Barely a minute later, after a motion and a vote, the variances passed, with two ZBA members voting in opposition.

‘We didn’t really have a say’

Two years later, the project is substantially completed, with a Galvin Group sign fronting a cull-de-sac of condominium townhomes. The development process for Temple Street, one where the interests of developers with politically connected architects, lawyers and brokers outweigh abutters and local elected officials, played out across the city during the eight years of the Walsh administration.

While in years past, civic groups met with city planners and decided on zoning codes that determined the height and density of new housing built in their neighborhoods, in recent years, zoning variances have become the norm, rather than the exception, giving developers the ability to redefine the streetscape and increase the profitability of their ventures.

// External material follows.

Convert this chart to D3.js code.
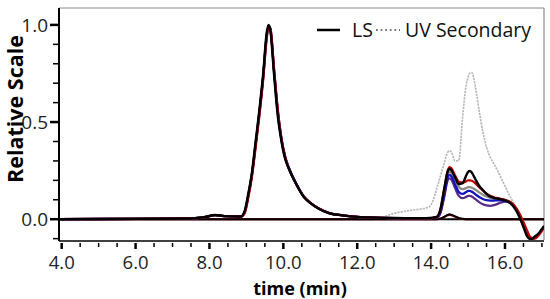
<!DOCTYPE html>
<html><head><meta charset="utf-8">
<script src="https://cdn.jsdelivr.net/npm/d3@7"></script>
<style>
html,body{margin:0;padding:0;background:#fff;}
svg{display:block;}
text{font-family:"Open Sans","Noto Sans",sans-serif;}
</style></head>
<body><svg id="c" width="550" height="299"></svg>
<script>
const time = [3.93,6.0,7.5,7.9,8.15,8.4,8.85,8.95,9.05,9.15,9.25,9.35,9.45,9.55,9.6,9.65,9.75,9.85,9.95,10.05,10.15,10.35,10.55,10.75,10.95,11.25,11.6,12.0,12.5,13.0,13.5,13.8,13.95,14.05,14.15,14.25,14.35,14.45,14.5,14.55,14.65,14.75,14.85,14.95,15.0,15.05,15.1,15.2,15.3,15.4,15.5,15.6,15.7,15.8,15.9,16.0,16.1,16.2,16.3,16.4,16.5,16.6,16.7,16.8,16.9,17.0,17.06];

const lsBlack = [0,0.002,0.004,0.012,0.022,0.016,0.014,0.04,0.13,0.24,0.40,0.56,0.74,0.96,1.0,0.97,0.74,0.53,0.40,0.31,0.26,0.18,0.115,0.08,0.055,0.03,0.02,0.012,0.008,0.006,0.005,0.005,0.006,0.008,0.012,0.05,0.15,0.245,0.26,0.252,0.215,0.18,0.185,0.225,0.243,0.248,0.24,0.205,0.172,0.15,0.13,0.116,0.11,0.106,0.102,0.097,0.088,0.072,0.045,0.008,-0.04,-0.088,-0.103,-0.09,-0.075,-0.05,-0.035];
const lsRed = [0,0.002,0.004,0.012,0.021,0.016,0.014,0.03,0.11,0.22,0.37,0.53,0.71,0.93,0.99,0.98,0.77,0.56,0.41,0.32,0.26,0.18,0.117,0.082,0.056,0.031,0.02,0.012,0.008,0.006,0.005,0.005,0.005,0.007,0.01,0.045,0.15,0.25,0.268,0.262,0.225,0.192,0.188,0.195,0.2,0.2,0.198,0.185,0.165,0.148,0.132,0.12,0.113,0.108,0.104,0.1,0.093,0.08,0.058,0.025,-0.015,-0.06,-0.095,-0.1,-0.085,-0.06,-0.04];
const lsGray = [0,0.002,0.004,0.012,0.021,0.016,0.014,0.035,0.12,0.23,0.385,0.545,0.725,0.945,0.995,0.975,0.755,0.545,0.405,0.315,0.26,0.18,0.116,0.081,0.055,0.03,0.02,0.012,0.008,0.006,0.005,0.005,0.005,0.007,0.01,0.04,0.13,0.228,0.245,0.238,0.2,0.165,0.155,0.16,0.165,0.165,0.162,0.152,0.138,0.126,0.117,0.11,0.106,0.103,0.1,0.096,0.09,0.078,0.055,0.02,-0.025,-0.072,-0.1,-0.097,-0.08,-0.055,-0.038];
const lsBlue = [0,0.002,0.004,0.012,0.021,0.016,0.014,0.035,0.12,0.23,0.385,0.545,0.725,0.945,0.995,0.98,0.765,0.56,0.415,0.322,0.265,0.183,0.118,0.082,0.056,0.031,0.02,0.012,0.008,0.006,0.005,0.005,0.005,0.006,0.008,0.035,0.12,0.215,0.228,0.22,0.178,0.14,0.13,0.14,0.146,0.146,0.142,0.128,0.114,0.104,0.098,0.096,0.096,0.097,0.097,0.095,0.089,0.077,0.054,0.02,-0.025,-0.072,-0.1,-0.097,-0.08,-0.055,-0.038];
const lsPurple = [0,0.002,0.004,0.012,0.021,0.016,0.014,0.035,0.12,0.23,0.385,0.545,0.725,0.945,0.995,0.975,0.76,0.55,0.41,0.318,0.262,0.181,0.117,0.081,0.055,0.03,0.02,0.012,0.008,0.006,0.005,0.005,0.005,0.006,0.007,0.03,0.11,0.2,0.21,0.203,0.16,0.12,0.108,0.115,0.12,0.12,0.117,0.103,0.088,0.077,0.071,0.069,0.072,0.079,0.086,0.09,0.088,0.077,0.054,0.02,-0.025,-0.072,-0.1,-0.097,-0.08,-0.055,-0.038];
const blankBlack = [0,0,0,0,0,0,0,0,0,0,0,0,0,0,0,0,0,0,0,0,0,0,0,0,0,0,0,0,0,0,0,0,0,0,0,0.003,0.012,0.022,0.025,0.023,0.015,0.006,0.002,0,0,0,0,0,0,0,0,0,0,0,0,0,0,0,0,0,0,0,0,0,0,0,0];
const blankRed = [0,0,0,0,0,0,0,0,0,0,0,0,0,0,0,0,0,0,0,0,0,0,0,0,0,0,0,0,0,0,0,0,0,0,0,0.002,0.01,0.02,0.022,0.02,0.012,0.004,0.001,0,0,0,0,0,0,0,0,0,0,0,0,0,0,0,0,0,0,0,0,0,0,0,0];
const uvSecondary = [0,0,0,0,0,0,0,0,0,0,0,0,0,0,0,0,0,0,0,0,0,0,0,0,0,0,0,0,0.002,0.03,0.047,0.055,0.063,0.095,0.155,0.22,0.285,0.345,0.352,0.345,0.3,0.302,0.52,0.69,0.73,0.752,0.755,0.68,0.56,0.45,0.37,0.32,0.285,0.25,0.21,0.17,0.13,0.095,0.058,0.02,-0.02,-0.065,-0.09,-0.09,-0.075,-0.05,-0.035];

const xMajorTicks = [4,6,8,10,12,14,16];
const xMinorTicks = [4.5,5,5.5,6.5,7,7.5,8.5,9,9.5,10.5,11,11.5,12.5,13,13.5,14.5,15,15.5,16.5,17];
const yMajorTicks = [0,0.5,1.0];
const yMinorTicks = [-0.1,0.1,0.2,0.3,0.4,0.6,0.7,0.8,0.9];
const legendLabels = ["LS","UV Secondary"];
const xTitle = "time (min)";
const yTitle = "Relative Scale";

const svg = d3.select("#c");
const L = 59, R = 544, T = 8, B = 240;
const x = d3.scaleLinear().domain([3.927, 17.056]).range([L, R]);
const y = d3.scaleLinear().domain([-0.107, 1.087]).range([B, T]);

svg.append("defs").append("clipPath").attr("id","clip")
  .append("rect").attr("x",L).attr("y",T).attr("width",R-L).attr("height",B-T);

svg.append("line").attr("x1",L).attr("x2",R).attr("y1",T).attr("y2",T).attr("stroke","#8a8a8a").attr("stroke-width",1.2);
svg.append("line").attr("x1",R).attr("x2",R).attr("y1",T).attr("y2",B).attr("stroke","#8a8a8a").attr("stroke-width",1.2);

const g = svg.append("g").attr("clip-path","url(#clip)");
g.append("line").attr("x1",L).attr("x2",R).attr("y1",y(0)).attr("y2",y(0)).attr("stroke","#000").attr("stroke-width",2);

const line = d3.line().x((d,i)=>x(time[i])).y(d=>y(d)).curve(d3.curveMonotoneX);

g.append("path").datum(uvSecondary).attr("d",line).attr("fill","none")
  .attr("stroke","#b8b8b8").attr("stroke-width",1.7).attr("stroke-dasharray","2.2,1");

const series = [
  {v: blankRed, c:"#c00000", w:2},
  {v: blankBlack, c:"#000000", w:2},
  {v: lsGray, c:"#8c8c8c", w:2.3},
  {v: lsPurple, c:"#5a2a8a", w:2.3},
  {v: lsBlue, c:"#1414c0", w:2.3},
  {v: lsRed, c:"#c00000", w:2.3},
  {v: lsBlack, c:"#000000", w:2.4},
];
series.forEach(s=>{
  g.append("path").datum(s.v).attr("d",line).attr("fill","none")
    .attr("stroke",s.c).attr("stroke-width",s.w).attr("stroke-linejoin","round");
});

const yAx = svg.append("g").attr("transform",`translate(${L},0)`);
yAx.append("line").attr("x1",0).attr("x2",0).attr("y1",T).attr("y2",B+1).attr("stroke","#000").attr("stroke-width",2);
yAx.selectAll(".ymin").data(yMinorTicks).join("line")
  .attr("x1",-6).attr("x2",0).attr("y1",d=>y(d)).attr("y2",d=>y(d)).attr("stroke","#000").attr("stroke-width",1.5);
yAx.selectAll(".ymaj").data(yMajorTicks).join("line")
  .attr("x1",-9).attr("x2",0).attr("y1",d=>y(d)).attr("y2",d=>y(d)).attr("stroke","#000").attr("stroke-width",2.5);
yAx.selectAll(".ylab").data(yMajorTicks).join("text")
  .attr("x",-11).attr("y",d=>y(d)).attr("dy","0.36em").attr("text-anchor","end")
  .attr("font-size",19).attr("fill","#222").text(d=>d.toFixed(1));

const xAx = svg.append("g").attr("transform",`translate(0,${B+1})`);
xAx.append("line").attr("x1",L).attr("x2",R).attr("y1",0).attr("y2",0).attr("stroke","#000").attr("stroke-width",1.5);
xAx.selectAll(".xmin").data(xMinorTicks).join("line")
  .attr("x1",d=>x(d)).attr("x2",d=>x(d)).attr("y1",2).attr("y2",6).attr("stroke","#000").attr("stroke-width",1.5);
xAx.selectAll(".xmaj").data(xMajorTicks).join("line")
  .attr("x1",d=>x(d)).attr("x2",d=>x(d)).attr("y1",2).attr("y2",8).attr("stroke","#000").attr("stroke-width",2.5);
xAx.selectAll(".xlab").data(xMajorTicks).join("text")
  .attr("x",d=>x(d)).attr("y",28).attr("text-anchor","middle")
  .attr("font-size",18.5).attr("fill","#222").text(d=>d.toFixed(1));

svg.append("text").attr("x",300).attr("y",294.5).attr("text-anchor","middle")
  .attr("font-size",18).attr("font-weight","bold").attr("fill","#000").text(xTitle);
svg.append("text").attr("transform","translate(23,109) rotate(-90)").attr("text-anchor","middle")
  .attr("font-size",21.5).attr("font-weight","bold").attr("fill","#000").text(yTitle);

const lg = svg.append("g");
lg.append("line").attr("x1",317).attr("x2",340).attr("y1",30).attr("y2",30).attr("stroke","#000").attr("stroke-width",2.5);
lg.append("text").attr("x",352).attr("y",37).attr("font-size",19.5).attr("fill","#111").text(legendLabels[0]);
lg.append("line").attr("x1",376).attr("x2",400).attr("y1",30).attr("y2",30).attr("stroke","#777").attr("stroke-width",1.8).attr("stroke-dasharray","1.8,2.8");
lg.append("text").attr("x",405).attr("y",37).attr("font-size",19.5).attr("fill","#111").text(legendLabels[1]);
</script></body></html>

During the January 2020 ZBA hearing, Araujo cited the city’s goals to increase housing production and homeownership — a push that saw more than 30,000 units permitted — yet Tondorf-Dick said the push for new units has done nothing to make the city more affordable for the people who live here.

“There’s an attitude in Boston that zoning is antiquated,” he told the Banner. “Zoning is there to protect the resident. But the housing being built in Boston is not being built for existing residents.”

The neighborhood is changing. A stone’s throw from Tondorf-Dick’s Temple Street home, in a backyard-abutting lot at 52-54 River Street that once held two houses, developers have built 18 units, steamrolling over abutter opposition.

Tondorf-Dick says he and his neighbors are not opposed to the development of new housing. But after a process in which the objections of two neighborhood groups, abutters and a local city councilor were overridden, he says he and his neighbors are frustrated.

“I was surprised that the Zoning Board didn’t give us time to talk,” he said. “What that told me was that as abutters who have put their life savings into their homes, we didn’t really have a say.”